* **TASK BRIEF**
Write out the opening lines of the data word for word, up to and including the line with "wedgeprops=dict(linewidth=0, zorder=2))", and leave every picture and every later line out.

--*--

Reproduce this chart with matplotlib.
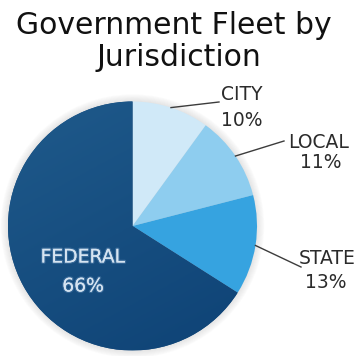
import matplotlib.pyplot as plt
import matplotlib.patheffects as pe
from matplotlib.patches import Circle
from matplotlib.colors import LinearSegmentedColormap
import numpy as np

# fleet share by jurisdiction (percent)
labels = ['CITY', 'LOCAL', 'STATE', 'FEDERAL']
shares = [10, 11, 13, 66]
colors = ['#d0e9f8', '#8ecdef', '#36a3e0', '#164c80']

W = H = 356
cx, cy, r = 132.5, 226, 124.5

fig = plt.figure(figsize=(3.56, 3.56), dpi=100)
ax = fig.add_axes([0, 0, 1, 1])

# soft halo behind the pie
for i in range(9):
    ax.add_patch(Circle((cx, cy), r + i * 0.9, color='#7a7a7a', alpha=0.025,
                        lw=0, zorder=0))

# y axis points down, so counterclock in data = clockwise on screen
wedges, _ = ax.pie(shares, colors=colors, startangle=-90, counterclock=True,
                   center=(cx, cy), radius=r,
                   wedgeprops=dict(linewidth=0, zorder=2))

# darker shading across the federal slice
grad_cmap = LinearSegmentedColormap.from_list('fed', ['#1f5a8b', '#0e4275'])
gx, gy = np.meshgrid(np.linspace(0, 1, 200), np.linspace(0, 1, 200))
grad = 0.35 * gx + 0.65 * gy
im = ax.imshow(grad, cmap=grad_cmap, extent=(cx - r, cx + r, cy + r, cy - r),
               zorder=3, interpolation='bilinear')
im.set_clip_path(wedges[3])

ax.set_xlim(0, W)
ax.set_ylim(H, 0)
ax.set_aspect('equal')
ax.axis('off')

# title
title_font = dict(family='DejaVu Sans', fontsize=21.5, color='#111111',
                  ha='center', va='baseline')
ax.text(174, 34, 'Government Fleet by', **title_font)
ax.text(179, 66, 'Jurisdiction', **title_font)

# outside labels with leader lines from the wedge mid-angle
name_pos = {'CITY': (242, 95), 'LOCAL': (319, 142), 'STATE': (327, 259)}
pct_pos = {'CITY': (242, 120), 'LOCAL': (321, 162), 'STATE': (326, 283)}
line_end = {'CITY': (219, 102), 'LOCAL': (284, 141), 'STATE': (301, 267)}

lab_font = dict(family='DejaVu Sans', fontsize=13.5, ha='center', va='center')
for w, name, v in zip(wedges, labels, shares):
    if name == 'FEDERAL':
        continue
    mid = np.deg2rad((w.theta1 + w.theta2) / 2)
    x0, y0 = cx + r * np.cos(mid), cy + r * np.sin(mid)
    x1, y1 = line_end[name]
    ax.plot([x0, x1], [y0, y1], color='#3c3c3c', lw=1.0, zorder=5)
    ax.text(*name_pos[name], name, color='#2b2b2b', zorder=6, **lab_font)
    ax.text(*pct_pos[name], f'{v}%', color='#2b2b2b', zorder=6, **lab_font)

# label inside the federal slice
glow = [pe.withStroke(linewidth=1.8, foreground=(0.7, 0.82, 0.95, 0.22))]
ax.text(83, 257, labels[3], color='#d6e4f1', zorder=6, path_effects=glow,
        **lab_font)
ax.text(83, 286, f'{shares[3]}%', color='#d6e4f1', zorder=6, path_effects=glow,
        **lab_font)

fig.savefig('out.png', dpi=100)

--*--

* **CORRECT RESPONSE**
Reproduce this chart with matplotlib.
import matplotlib.pyplot as plt
import matplotlib.patheffects as pe
from matplotlib.patches import Circle
from matplotlib.colors import LinearSegmentedColormap
import numpy as np

# fleet share by jurisdiction (percent)
labels = ['CITY', 'LOCAL', 'STATE', 'FEDERAL']
shares = [10, 11, 13, 66]
colors = ['#d0e9f8', '#8ecdef', '#36a3e0', '#164c80']

W = H = 356
cx, cy, r = 132.5, 226, 124.5

fig = plt.figure(figsize=(3.56, 3.56), dpi=100)
ax = fig.add_axes([0, 0, 1, 1])

# soft halo behind the pie
for i in range(9):
    ax.add_patch(Circle((cx, cy), r + i * 0.9, color='#7a7a7a', alpha=0.025,
                        lw=0, zorder=0))

# y axis points down, so counterclock in data = clockwise on screen
wedges, _ = ax.pie(shares, colors=colors, startangle=-90, counterclock=True,
                   center=(cx, cy), radius=r,
                   wedgeprops=dict(linewidth=0, zorder=2))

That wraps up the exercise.